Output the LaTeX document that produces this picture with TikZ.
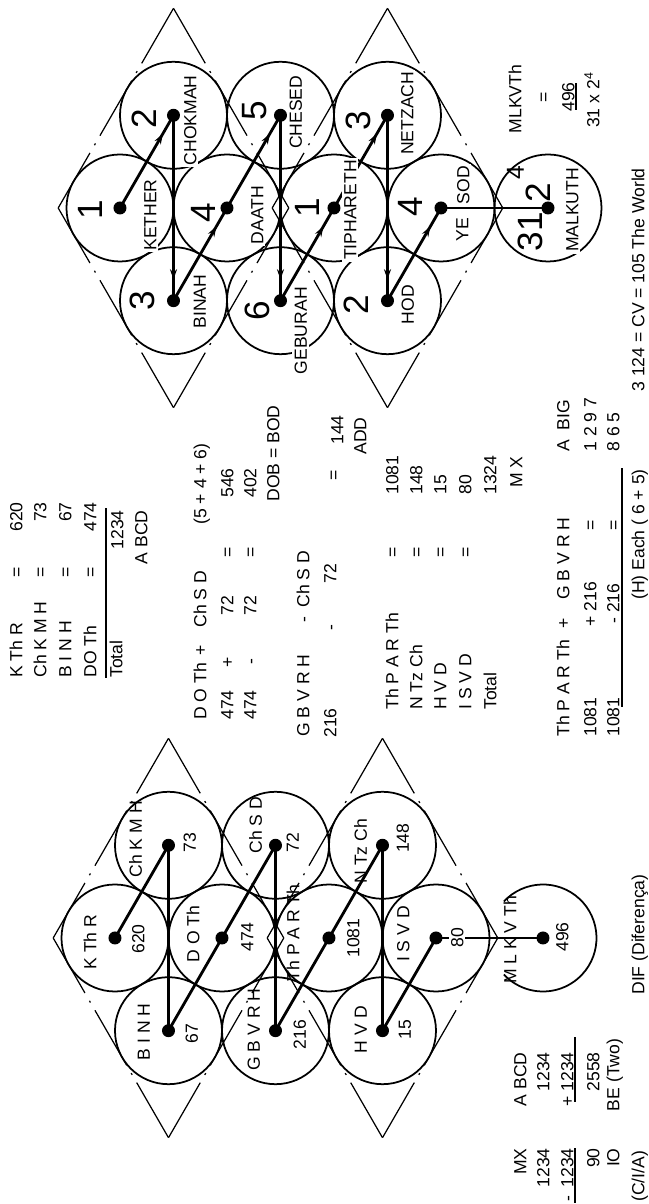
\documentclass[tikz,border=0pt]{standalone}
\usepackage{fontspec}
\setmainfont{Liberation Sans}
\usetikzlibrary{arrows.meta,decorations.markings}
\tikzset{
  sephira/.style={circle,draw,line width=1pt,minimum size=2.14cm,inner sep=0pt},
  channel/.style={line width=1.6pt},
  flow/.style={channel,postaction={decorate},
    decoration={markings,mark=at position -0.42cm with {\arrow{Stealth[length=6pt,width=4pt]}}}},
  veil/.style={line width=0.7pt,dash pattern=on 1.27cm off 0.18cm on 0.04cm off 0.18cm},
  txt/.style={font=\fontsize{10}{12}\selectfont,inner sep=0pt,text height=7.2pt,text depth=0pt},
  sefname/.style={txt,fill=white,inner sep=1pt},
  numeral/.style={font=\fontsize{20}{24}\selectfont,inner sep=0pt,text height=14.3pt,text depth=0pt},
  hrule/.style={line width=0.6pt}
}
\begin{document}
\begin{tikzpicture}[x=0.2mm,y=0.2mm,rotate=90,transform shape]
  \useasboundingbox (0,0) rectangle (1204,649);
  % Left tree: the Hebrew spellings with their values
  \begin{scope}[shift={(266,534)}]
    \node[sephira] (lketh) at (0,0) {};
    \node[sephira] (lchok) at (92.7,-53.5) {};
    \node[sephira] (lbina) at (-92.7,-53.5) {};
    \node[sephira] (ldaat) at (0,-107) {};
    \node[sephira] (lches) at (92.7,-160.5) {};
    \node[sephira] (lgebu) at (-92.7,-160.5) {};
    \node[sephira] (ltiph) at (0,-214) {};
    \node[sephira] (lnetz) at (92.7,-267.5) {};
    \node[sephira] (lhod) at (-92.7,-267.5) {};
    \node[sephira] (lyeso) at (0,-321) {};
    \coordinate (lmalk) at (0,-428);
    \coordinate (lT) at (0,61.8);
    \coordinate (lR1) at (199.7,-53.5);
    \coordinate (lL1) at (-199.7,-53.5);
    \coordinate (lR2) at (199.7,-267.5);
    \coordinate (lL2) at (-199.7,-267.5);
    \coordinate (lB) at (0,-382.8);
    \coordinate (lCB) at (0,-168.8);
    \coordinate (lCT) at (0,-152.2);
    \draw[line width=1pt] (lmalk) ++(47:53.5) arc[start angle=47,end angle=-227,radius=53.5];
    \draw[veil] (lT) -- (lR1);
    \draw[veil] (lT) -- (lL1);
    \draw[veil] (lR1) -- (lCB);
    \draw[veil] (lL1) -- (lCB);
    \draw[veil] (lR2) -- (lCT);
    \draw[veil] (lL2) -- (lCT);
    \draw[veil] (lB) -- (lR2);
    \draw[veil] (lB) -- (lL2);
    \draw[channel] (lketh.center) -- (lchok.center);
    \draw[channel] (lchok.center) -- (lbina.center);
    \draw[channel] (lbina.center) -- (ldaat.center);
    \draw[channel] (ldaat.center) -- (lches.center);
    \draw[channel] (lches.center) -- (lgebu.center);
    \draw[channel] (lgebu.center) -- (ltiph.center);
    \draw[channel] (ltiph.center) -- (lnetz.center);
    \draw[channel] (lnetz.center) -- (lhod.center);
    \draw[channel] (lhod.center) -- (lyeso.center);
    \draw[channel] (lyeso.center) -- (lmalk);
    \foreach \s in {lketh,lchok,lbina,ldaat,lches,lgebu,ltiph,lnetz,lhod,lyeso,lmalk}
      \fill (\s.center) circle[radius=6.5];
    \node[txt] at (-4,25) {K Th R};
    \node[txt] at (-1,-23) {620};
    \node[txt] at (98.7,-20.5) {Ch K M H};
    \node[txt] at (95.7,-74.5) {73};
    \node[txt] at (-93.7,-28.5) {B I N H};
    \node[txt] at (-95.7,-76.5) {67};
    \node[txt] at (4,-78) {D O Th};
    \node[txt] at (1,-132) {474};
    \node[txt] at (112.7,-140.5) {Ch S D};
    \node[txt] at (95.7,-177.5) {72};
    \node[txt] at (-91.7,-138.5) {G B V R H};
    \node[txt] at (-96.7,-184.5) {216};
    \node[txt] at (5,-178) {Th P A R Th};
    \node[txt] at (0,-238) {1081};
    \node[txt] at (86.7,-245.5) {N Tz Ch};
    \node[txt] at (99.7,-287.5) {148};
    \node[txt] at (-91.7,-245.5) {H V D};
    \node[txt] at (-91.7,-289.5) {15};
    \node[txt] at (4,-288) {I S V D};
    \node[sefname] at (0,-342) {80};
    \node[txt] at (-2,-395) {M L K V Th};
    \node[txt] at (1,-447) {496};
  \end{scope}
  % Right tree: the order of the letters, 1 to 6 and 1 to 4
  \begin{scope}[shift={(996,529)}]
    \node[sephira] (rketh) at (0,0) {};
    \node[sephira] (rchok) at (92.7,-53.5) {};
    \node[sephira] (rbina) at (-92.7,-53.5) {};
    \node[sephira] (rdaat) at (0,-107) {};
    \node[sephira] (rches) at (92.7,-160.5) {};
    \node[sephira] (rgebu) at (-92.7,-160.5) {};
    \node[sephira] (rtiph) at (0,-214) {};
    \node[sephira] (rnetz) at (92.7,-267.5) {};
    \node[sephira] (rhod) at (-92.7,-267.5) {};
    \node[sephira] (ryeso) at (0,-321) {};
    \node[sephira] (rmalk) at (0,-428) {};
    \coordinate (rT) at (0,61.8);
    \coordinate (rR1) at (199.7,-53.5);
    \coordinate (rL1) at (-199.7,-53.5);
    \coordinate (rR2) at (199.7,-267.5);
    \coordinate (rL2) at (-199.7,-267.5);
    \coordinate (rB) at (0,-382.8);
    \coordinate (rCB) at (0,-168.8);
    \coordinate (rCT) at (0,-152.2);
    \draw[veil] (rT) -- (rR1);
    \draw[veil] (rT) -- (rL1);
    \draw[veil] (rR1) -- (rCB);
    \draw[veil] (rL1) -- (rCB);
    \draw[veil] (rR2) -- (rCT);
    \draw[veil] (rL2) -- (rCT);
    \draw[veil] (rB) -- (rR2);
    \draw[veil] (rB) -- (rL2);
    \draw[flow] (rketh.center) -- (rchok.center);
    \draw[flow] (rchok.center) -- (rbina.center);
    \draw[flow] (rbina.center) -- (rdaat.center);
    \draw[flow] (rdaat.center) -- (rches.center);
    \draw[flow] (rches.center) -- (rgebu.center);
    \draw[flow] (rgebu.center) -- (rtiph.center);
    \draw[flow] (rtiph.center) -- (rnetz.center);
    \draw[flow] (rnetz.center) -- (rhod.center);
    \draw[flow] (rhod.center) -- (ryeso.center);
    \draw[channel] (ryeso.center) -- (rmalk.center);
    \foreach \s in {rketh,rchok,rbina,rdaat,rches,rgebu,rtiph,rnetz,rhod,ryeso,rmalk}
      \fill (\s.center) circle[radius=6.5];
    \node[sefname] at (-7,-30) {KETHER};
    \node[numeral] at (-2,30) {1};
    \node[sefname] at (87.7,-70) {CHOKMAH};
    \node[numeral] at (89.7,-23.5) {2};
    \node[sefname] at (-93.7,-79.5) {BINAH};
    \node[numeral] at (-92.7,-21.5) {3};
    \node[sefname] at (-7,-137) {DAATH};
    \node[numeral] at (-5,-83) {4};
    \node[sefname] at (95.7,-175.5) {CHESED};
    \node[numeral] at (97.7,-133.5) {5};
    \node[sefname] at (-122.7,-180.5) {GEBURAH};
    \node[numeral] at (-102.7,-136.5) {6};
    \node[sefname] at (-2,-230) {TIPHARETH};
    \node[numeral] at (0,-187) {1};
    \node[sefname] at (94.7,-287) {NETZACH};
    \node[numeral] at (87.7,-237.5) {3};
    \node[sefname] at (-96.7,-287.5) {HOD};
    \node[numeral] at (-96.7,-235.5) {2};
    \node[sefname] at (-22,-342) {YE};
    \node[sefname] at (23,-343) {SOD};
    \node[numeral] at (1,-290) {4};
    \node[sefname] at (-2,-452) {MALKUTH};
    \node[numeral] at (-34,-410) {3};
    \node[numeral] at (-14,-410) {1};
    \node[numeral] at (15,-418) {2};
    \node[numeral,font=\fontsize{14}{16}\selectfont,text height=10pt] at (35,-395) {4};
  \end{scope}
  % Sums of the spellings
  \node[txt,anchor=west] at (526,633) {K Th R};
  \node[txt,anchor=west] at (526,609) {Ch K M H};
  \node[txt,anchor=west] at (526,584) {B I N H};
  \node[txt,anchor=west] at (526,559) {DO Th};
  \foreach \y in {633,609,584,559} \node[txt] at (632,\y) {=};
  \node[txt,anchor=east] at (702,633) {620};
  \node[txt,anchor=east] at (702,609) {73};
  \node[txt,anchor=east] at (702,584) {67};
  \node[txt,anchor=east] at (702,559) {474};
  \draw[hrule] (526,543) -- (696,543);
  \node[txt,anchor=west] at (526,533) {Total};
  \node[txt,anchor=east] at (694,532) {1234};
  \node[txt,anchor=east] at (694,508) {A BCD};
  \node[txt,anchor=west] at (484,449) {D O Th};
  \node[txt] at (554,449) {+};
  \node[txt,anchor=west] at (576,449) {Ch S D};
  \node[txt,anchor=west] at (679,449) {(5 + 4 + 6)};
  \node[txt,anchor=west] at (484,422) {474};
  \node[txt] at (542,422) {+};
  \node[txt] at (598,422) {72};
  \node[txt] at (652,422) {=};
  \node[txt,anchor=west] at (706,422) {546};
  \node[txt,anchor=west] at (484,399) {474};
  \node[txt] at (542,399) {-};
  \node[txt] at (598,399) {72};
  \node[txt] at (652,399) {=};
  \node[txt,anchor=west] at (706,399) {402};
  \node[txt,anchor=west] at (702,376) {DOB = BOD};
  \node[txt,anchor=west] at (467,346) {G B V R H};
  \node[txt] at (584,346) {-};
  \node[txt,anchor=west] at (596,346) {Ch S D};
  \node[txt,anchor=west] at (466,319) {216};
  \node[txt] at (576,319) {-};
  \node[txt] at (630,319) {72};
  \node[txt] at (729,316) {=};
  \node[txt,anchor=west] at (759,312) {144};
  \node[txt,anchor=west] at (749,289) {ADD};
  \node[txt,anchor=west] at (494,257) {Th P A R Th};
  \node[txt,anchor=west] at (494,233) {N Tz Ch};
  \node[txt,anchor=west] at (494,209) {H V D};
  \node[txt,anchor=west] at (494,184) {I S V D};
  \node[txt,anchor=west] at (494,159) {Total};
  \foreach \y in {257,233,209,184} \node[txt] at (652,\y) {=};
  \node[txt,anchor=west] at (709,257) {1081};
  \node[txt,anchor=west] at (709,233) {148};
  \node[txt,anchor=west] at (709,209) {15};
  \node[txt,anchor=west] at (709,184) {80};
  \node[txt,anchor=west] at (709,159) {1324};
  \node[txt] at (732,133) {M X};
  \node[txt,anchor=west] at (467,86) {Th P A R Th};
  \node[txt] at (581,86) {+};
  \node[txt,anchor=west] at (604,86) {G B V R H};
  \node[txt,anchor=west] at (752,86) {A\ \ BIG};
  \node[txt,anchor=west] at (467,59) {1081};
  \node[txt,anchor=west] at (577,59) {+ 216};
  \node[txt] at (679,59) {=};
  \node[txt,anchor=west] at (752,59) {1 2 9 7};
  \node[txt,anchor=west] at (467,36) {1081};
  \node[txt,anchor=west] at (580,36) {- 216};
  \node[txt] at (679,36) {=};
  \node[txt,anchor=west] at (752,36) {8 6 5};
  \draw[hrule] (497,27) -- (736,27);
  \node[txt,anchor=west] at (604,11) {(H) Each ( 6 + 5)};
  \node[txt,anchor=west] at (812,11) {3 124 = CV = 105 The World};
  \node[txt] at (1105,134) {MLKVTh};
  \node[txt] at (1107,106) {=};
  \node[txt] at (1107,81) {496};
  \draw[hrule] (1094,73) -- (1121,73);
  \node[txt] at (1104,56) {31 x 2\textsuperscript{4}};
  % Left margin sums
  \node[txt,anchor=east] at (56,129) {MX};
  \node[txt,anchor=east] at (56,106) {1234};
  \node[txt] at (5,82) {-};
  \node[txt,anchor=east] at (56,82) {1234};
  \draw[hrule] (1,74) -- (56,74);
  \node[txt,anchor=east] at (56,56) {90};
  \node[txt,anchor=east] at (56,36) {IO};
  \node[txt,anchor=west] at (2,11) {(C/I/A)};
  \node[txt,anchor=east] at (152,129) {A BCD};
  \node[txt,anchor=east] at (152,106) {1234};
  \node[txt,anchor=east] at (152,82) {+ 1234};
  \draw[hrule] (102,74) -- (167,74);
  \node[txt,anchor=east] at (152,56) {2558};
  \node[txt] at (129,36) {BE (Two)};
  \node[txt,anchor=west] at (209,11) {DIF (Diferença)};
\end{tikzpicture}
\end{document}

* [Task description] From the listing above, collect every line that mentions the word "with".

* [Task output]
Output the LaTeX document that produces this picture with TikZ.
    decoration={markings,mark=at position -0.42cm with {\arrow{Stealth[length=6pt,width=4pt]}}}},
  % Left tree: the Hebrew spellings with their values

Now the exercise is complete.